If you're processing a tree-like structure via recursion (e.g. type-checking an AST implemented with persistent immutable structures in a compiler) it's no longer easy.

> how do you know if the inner list changed or not

This is a vital question that virtually every programming language overlooks.

If you are using a mainstream language, you do not know if they were modified.

If you use a language which has a type system to segregate mutable operations from immutable operations, then you know if they were modified.

> They work in the small, but don't truly scale.

Go even bigger then. Work with the kind of data that won't fit in memory. Put your data on disk - you can't insert into the middle of a 1GB+ file.

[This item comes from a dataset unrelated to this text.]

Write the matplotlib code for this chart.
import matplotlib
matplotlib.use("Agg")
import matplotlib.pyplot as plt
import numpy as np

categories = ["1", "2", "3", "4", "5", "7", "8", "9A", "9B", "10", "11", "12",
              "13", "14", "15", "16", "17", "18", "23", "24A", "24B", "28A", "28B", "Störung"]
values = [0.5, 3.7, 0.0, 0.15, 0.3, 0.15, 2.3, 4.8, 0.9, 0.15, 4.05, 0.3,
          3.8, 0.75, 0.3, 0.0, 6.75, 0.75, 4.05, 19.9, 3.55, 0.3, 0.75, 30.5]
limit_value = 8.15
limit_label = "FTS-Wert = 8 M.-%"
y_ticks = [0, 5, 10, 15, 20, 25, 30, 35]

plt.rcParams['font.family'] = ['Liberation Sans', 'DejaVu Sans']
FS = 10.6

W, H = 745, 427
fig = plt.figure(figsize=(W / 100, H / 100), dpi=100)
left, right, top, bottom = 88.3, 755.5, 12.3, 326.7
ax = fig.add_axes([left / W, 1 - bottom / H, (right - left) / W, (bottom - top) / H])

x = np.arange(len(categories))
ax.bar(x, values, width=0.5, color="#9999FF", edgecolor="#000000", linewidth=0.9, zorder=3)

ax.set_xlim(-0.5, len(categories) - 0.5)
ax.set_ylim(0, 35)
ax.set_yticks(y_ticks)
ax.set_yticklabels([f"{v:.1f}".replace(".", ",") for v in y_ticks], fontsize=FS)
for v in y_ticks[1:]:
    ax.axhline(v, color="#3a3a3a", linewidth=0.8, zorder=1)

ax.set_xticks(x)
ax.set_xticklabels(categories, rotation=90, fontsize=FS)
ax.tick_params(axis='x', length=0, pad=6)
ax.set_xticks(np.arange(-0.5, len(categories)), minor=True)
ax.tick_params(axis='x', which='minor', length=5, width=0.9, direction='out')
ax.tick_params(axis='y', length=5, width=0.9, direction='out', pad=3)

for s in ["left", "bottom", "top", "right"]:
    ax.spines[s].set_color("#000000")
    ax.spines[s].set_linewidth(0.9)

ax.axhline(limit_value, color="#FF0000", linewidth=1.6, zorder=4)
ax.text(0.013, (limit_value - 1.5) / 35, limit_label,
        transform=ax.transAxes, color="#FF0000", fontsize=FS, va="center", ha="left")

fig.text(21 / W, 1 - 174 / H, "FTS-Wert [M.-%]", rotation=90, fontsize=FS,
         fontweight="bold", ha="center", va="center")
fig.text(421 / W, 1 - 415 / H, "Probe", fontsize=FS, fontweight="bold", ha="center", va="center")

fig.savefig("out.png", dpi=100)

I can't stand the standard update-based interface of persistent data structures either. https://lib.rs/crates/im wraps persistent structures in a standard vector interface, with instant clones (only copying a pointer to refcounted data) but slower assignments (which may copy data internally if other references exist), which is effectively equivalent to CoW. A persistent update is instead written as a clone followed by in-place assignment, and you can mutate in-place (which copies if there are other references to the data being modified). The nice part is that only IndexMut detaches the underlying data from other references.

I haven't used this crate yet, but if I have a need for persistent data structures I'd definitely try this since it's more accessible.

I think a lot of the pain in Scala/Rust etc immutable data structures comes down to static typing. In Clojure for instance you can very ergonomically do deeply nested persistent updates.

    (update-in
     {:foo [{:bar ["a"] :baz ["b" "c" "d"]}]}
     [:foo 0 :baz 1]
     clojure.string/capitalize)

    => {:foo [{:bar ["a"], :baz ["b" "C" "d"]}]}
In Haskell you can you Lenses to easily manipulate sub-trees, individual values, or a selection of values in tree like data structures. It is very powerful.
In Clojure the default associative data structure is a persistent map and cloning it with 0 changed nodes is basically a no-op.